As others have said once the US starts LL to the Soviets they're liable to be pressured to not try and help the Japanese avoid US sanctions at least to a point.

I believe one of the petroleum products that Japan was most dependent on was lighter crude for higher octane airplane fuel. I believe the Soviets post Barbossa might not have enough light sweet crude to export.
 
Don't think that the USA would do much, Soviets can rightfully say they want to keep Japan happy to avoid a two front war and the USA aren't giving Lend Lease to help the Soviets, they're giving it to help the British. At no point did the USA like the Soviets.

The real issue is as others have said the Soviet transportation system is simply unable to sustain trade with Japan, Communist China and supply their own needs in Siberia. As such the USA has nothing to worry about.

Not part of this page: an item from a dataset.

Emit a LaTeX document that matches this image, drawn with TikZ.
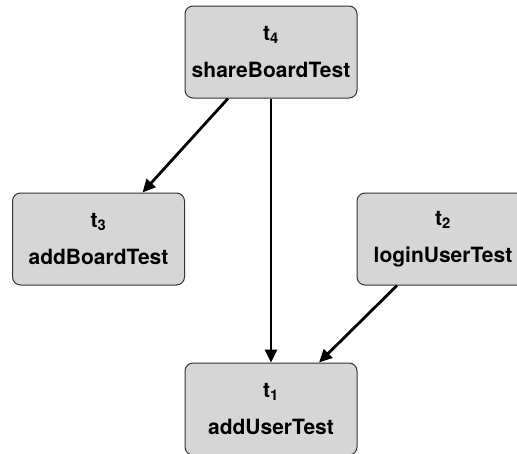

Even after the neutrality pact trade was very minor between the two nations.
 
There would be SOME capacity on the Trans-Siberian: all those trains departing Vladivostok with LL supplies eventually need to get back for another trip, and in this return journey they could be carrying oil
 
There was oil production in northern Sakhalin, started when Japan occupied the area after the Russian Revolutions. Japan ceded control of the territory to the USSR in the mid-1920s (under pressure from the US!); part of the deal was that Japan would get some of the oil going forward. This oil delivery to Japan was unaffected by the US-led embargo; in fact it continued right up to the Soviet declaration of war in 1945.

seem to recall one of the Admirals being unhappy they were not going to seize all of Sakhalin? (IIRC there was also some suspicions about Soviet accounting for the production figures?)

their annual requirement hovered around 30m barrels, expected to double during wartime, they had an estimated two years of reserves (?)

the Soviet production on Sakhalin was approx. 3.5m barrels, but development lagged and they lacked refinery capacity, something the Japanese did have. (the Soviets were resorting to open pits to store oil, so there is a question of how much oil was actually on Sakhalin also?)